• **SHORT EXERCISE**:
Repeat the material below exactly, with no pictures.

• **SOURCE MATERIAL**:
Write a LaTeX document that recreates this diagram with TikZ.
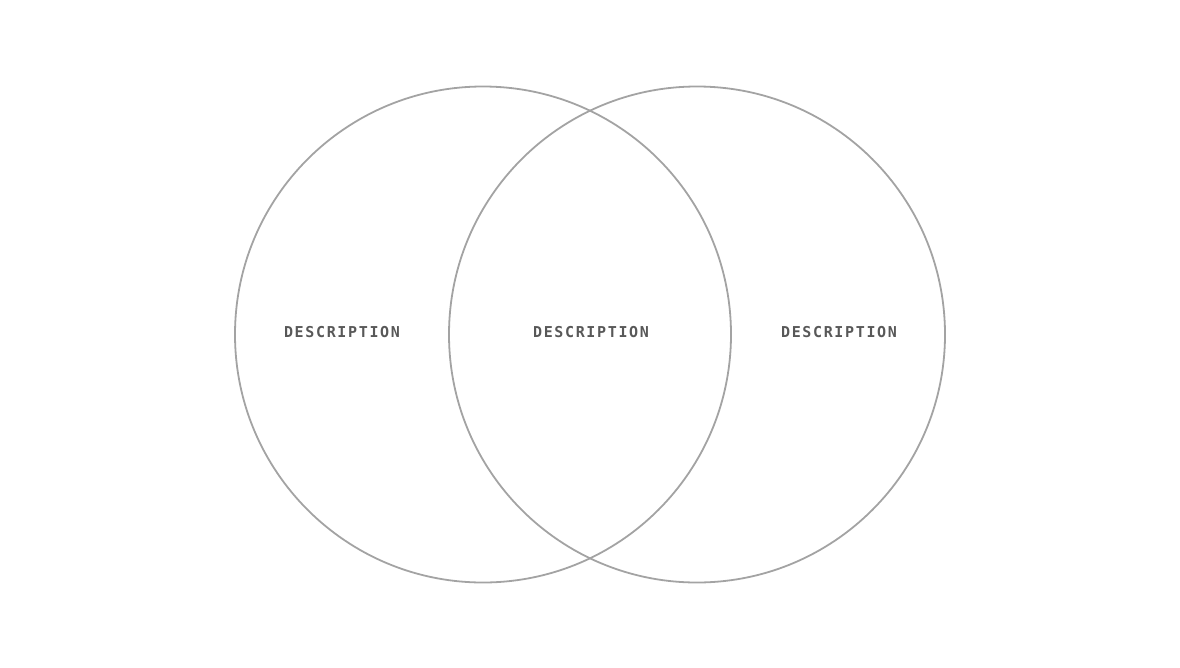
\documentclass[tikz,border=0pt]{standalone}
\usepackage{fontspec}
\newfontfamily\labfont[LetterSpace=11]{DejaVu Sans Mono}
\definecolor{ringgray}{HTML}{A3A3A3}
\definecolor{textgray}{HTML}{585858}
\begin{document}
\begin{tikzpicture}[x=1pt,y=-1pt,
  ring/.style={draw=ringgray, line width=1.8pt},
  lab/.style={text=textgray, font=\labfont\bfseries\fontsize{15}{18}\selectfont, inner sep=0pt}]
\useasboundingbox (0,0) rectangle (1180,667);
\node[ring, circle, minimum size=496pt, inner sep=0pt] (c1) at (483,334.5) {};
\node[ring, circle, minimum size=496pt, inner sep=0pt] (c2) at (697,334.5) {};
\node[lab] (t1) at (342,332) {DESCRIPTION};
\node[lab] (t2) at (591,332) {DESCRIPTION};
\node[lab] (t3) at (839,332) {DESCRIPTION};
\end{tikzpicture}
\end{document}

• **SOLUTION TO THE PROBLEM**:
Write a LaTeX document that recreates this diagram with TikZ.
\documentclass[tikz,border=0pt]{standalone}
\usepackage{fontspec}
\newfontfamily\labfont[LetterSpace=11]{DejaVu Sans Mono}
\definecolor{ringgray}{HTML}{A3A3A3}
\definecolor{textgray}{HTML}{585858}
\begin{document}
\begin{tikzpicture}[x=1pt,y=-1pt,
  ring/.style={draw=ringgray, line width=1.8pt},
  lab/.style={text=textgray, font=\labfont\bfseries\fontsize{15}{18}\selectfont, inner sep=0pt}]
\useasboundingbox (0,0) rectangle (1180,667);
\node[ring, circle, minimum size=496pt, inner sep=0pt] (c1) at (483,334.5) {};
\node[ring, circle, minimum size=496pt, inner sep=0pt] (c2) at (697,334.5) {};
\node[lab] (t1) at (342,332) {DESCRIPTION};
\node[lab] (t2) at (591,332) {DESCRIPTION};
\node[lab] (t3) at (839,332) {DESCRIPTION};
\end{tikzpicture}
\end{document}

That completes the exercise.